In 2011, Campognone became the Museum Manager/Curator for the Museum of Art and History in Lancaster, CA (MOAH), and began an ambitious program focusing on contemporary California artists that included exhibition and acquisition. She co-curated MOAH's opening show, "Smooth Operations: Substance and Surface in Southern California Art" with Peter Frank. The exhibition looked at the use of new and non-traditional materials in the fabrication of art objects, many of which came directly from the aerospace industry, leading to the emergence of artistic movements such as Finish Fetish and Light and Space. Among the artists featured in Smooth Operations were Larry Bell, DeWain Valentine, Ronald Davis, Craig Kauffman, Judy Chicago, Roland Reiss, Norman Zammitt, Fred Eversley, VASA, Doug Edge, Terry O’Shea and Jerome Mahoney.
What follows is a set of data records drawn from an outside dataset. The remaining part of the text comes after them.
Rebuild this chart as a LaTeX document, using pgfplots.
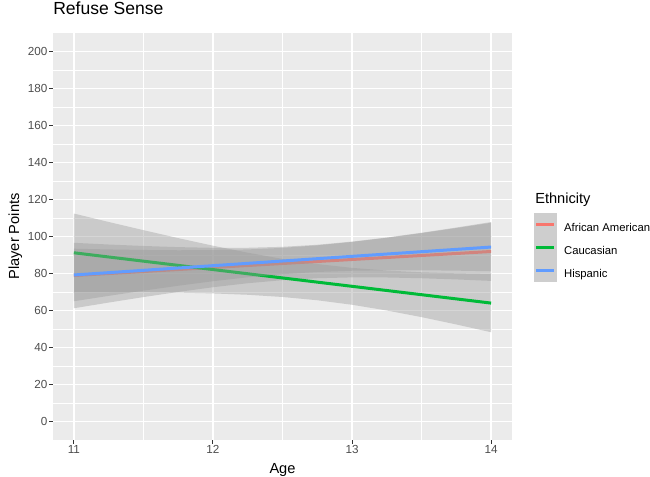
\documentclass[border=0pt]{standalone}
\usepackage{fontspec}
\setmainfont{Liberation Sans}
\usepackage{pgfplots}
\pgfplotsset{compat=1.18}
\definecolor{panel}{HTML}{EBEBEB}
\definecolor{band}{HTML}{999999}
\definecolor{aa}{HTML}{F8766D}
\definecolor{cau}{HTML}{00BA38}
\definecolor{his}{HTML}{619CFF}
\definecolor{g30}{HTML}{4D4D4D}
\definecolor{g20}{HTML}{333333}
\definecolor{keybg}{HTML}{F2F2F2}
\begin{document}
\begin{tikzpicture}
\path[use as bounding box] (0,0) rectangle (487.5bp,357.75bp);
\begin{axis}[
  at={(39.75bp,27.75bp)}, anchor=south west,
  scale only axis, width=344.25bp, height=305.25bp,
  xmin=10.85, xmax=14.15, ymin=-10, ymax=210,
  axis background/.style={fill=panel},
  axis line style={draw=none},
  xtick={11,12,13,14}, minor xtick={11.5,12.5,13.5},
  ytick={0,20,...,200}, minor ytick={10,30,...,190},
  grid=both,
  major grid style={white, line width=1.4bp},
  minor grid style={white, line width=0.7bp},
  tick align=outside, xtick pos=bottom, ytick pos=left,
  major tick length=2.75bp, minor tick length=0pt,
  major tick style={g20, line width=0.75bp},
  tick label style={font=\fontsize{8.8}{10}\selectfont, text=g30},
  /pgf/number format/assume math mode=true,
  yticklabel style={inner sep=1.35bp},
  xticklabel style={inner sep=1.35bp},
  title={Refuse Sense},
  title style={at={(axis description cs:0,1.0262)}, anchor=base west, inner sep=0pt, font=\fontsize{13.2}{15}\selectfont},
  xlabel={Age},
  xlabel style={at={(axis description cs:0.5,-0.0818)}, anchor=base, inner sep=0pt, font=\fontsize{11}{13}\selectfont},
  ylabel={Player Points},
  ylabel style={at={(axis description cs:-0.07407,0.5)}, anchor=base, inner sep=0pt, font=\fontsize{11}{13}\selectfont},
  legend style={at={(axis description cs:1.04793,0.5584)}, anchor=north west, draw=none, fill=none,
    inner sep=0pt, outer sep=0pt, row sep=0pt, column sep=5.6bp,
    nodes={inner sep=0pt, font=\fontsize{8.5}{10}\selectfont, text=black}},
  legend cell align=left,
  legend image code/.code={
    \fill[keybg, draw=none] (0bp,-5.475bp) rectangle (17bp,11.775bp);
    \fill[band, fill opacity=0.4, draw=none] (0bp,-5.475bp) rectangle (17bp,11.775bp);
    \draw[#1] (1.5bp,3.1bp) -- (15.2bp,3.1bp);
  },
]
% African American
\addplot[fill=band, fill opacity=0.4, draw=none, forget plot] coordinates {
(11,96.59)(11.25,95.67)(11.5,94.88)(11.75,94.26)(12,93.88)(12.25,93.90)(12.5,94.41)(12.75,95.52)(13,97.24)(13.25,99.45)(13.5,102.02)(13.75,104.84)(14,107.81)
(14,75.99)(13.75,76.80)(13.5,77.44)(13.25,77.85)(13,77.90)(12.75,77.44)(12.5,76.39)(12.25,74.74)(12,72.58)(11.75,70.04)(11.5,67.26)(11.25,64.29)(11,61.21)};
\addplot[aa, line width=2.25bp] coordinates {(11,78.9)(12,83.23)(13,87.57)(14,91.9)};
\addlegendentry{African American}
% Caucasian
\addplot[fill=band, fill opacity=0.4, draw=none, forget plot] coordinates {
(11,112.4)(11.25,107.86)(11.5,103.43)(11.75,99.13)(12,95.03)(12.25,91.24)(12.5,87.89)(12.75,85.12)(13,83.04)(13.25,81.59)(13.5,80.66)(13.75,80.09)(14,79.76)
(14,48.24)(13.75,52.45)(13.5,56.42)(13.25,60.01)(13,63.10)(12.75,65.54)(12.5,67.31)(12.25,68.50)(12,69.23)(11.75,69.67)(11.5,69.91)(11.25,70.0)(11,70.0)};
\addplot[cau, line width=2.25bp] coordinates {(11,91.2)(12,82.13)(13,73.07)(14,64.0)};
\addlegendentry{Caucasian}
% Hispanic
\addplot[fill=band, fill opacity=0.4, draw=none, forget plot] coordinates {
(11,93.40)(11.25,93.01)(11.5,92.72)(11.75,92.56)(12,92.63)(12.25,93.02)(12.5,93.85)(12.75,95.20)(13,97.05)(13.25,99.29)(13.5,101.82)(13.75,104.55)(14,107.40)
(14,81.20)(13.75,81.53)(13.5,81.74)(13.25,81.75)(13,81.49)(12.75,80.82)(12.5,79.65)(12.25,77.96)(12,75.83)(11.75,73.38)(11.5,70.72)(11.25,67.91)(11,65.00)};
\addplot[his, line width=2.25bp] coordinates {(11,79.2)(12,84.23)(13,89.27)(14,94.3)};
\addlegendentry{Hispanic}
\end{axis}
\node[anchor=base west, inner sep=0pt, font=\fontsize{11}{13}\selectfont] at (401.25bp,204.75bp) {Ethnicity};
\end{tikzpicture}
\end{document}
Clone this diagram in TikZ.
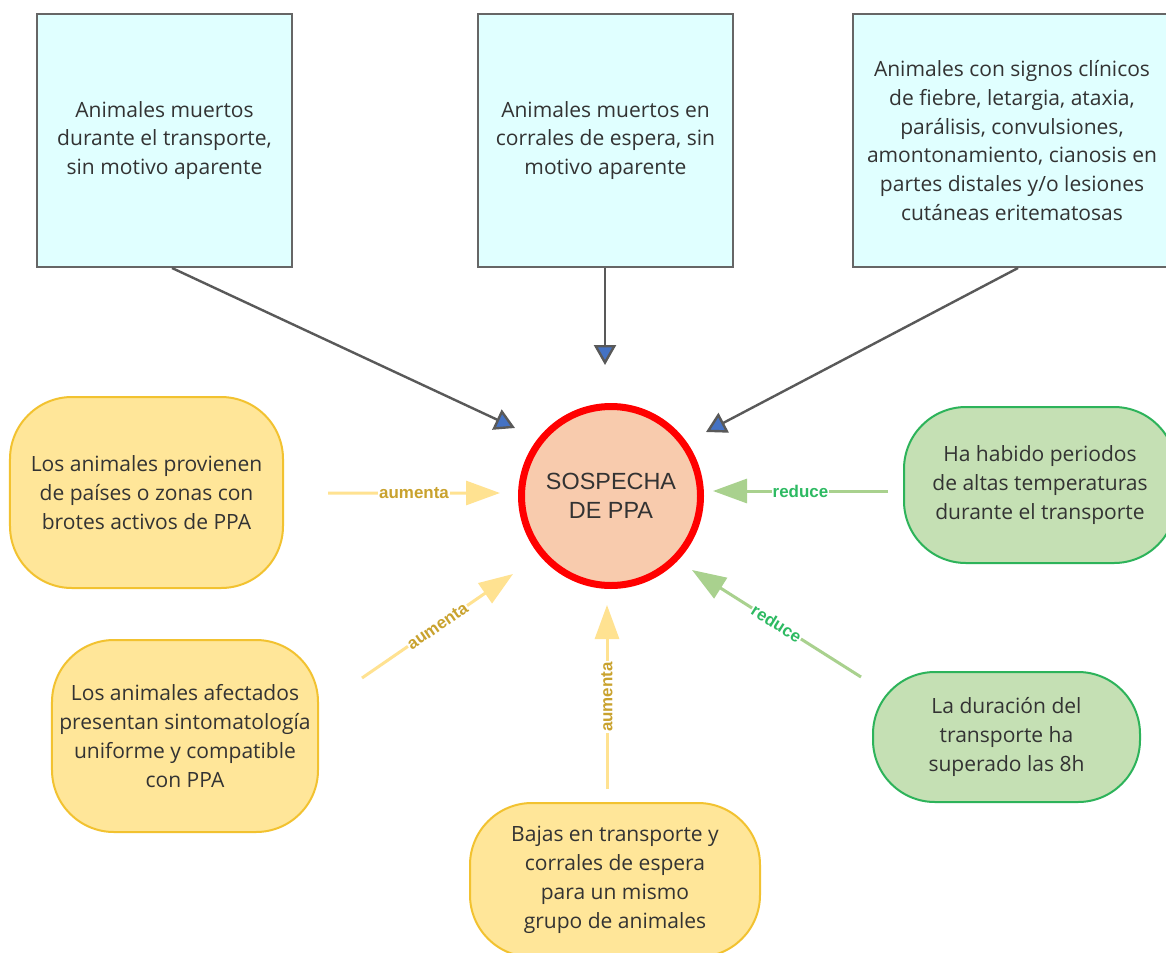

Since then, Campognone has helped launched the museum's green initiative, created community programs, and curated shows featuring artists Ed Moses, Kim Abeles, Lita Albuquerque, Gary Baseman, Karl Benjamin, Charles Dickson, Nancy Macko, Catherine Opie, Kim Stringfellow, Phillip K. Smith III, Shepard Fairey, Banksy, Barry McGee, Keith Haring, Robbie Conal, Gary Lang, Ruth Pastine, Linda Vallejo, Justin Bower and Andrew Frieder.

Campognone wrote Circles and Words, which explored the career of artist Gary Lang. She also executive produced the 2014 documentary Mana, directed by Eric Minh Swenson, which explores the studio practice of 10 Los Angeles artists and their relationship to surfing and the ocean.

She currently serves on granting committees for Los Angeles County Arts Commission and the California Community Foundation and is a member of the advisory board for the Los Angeles Art Association.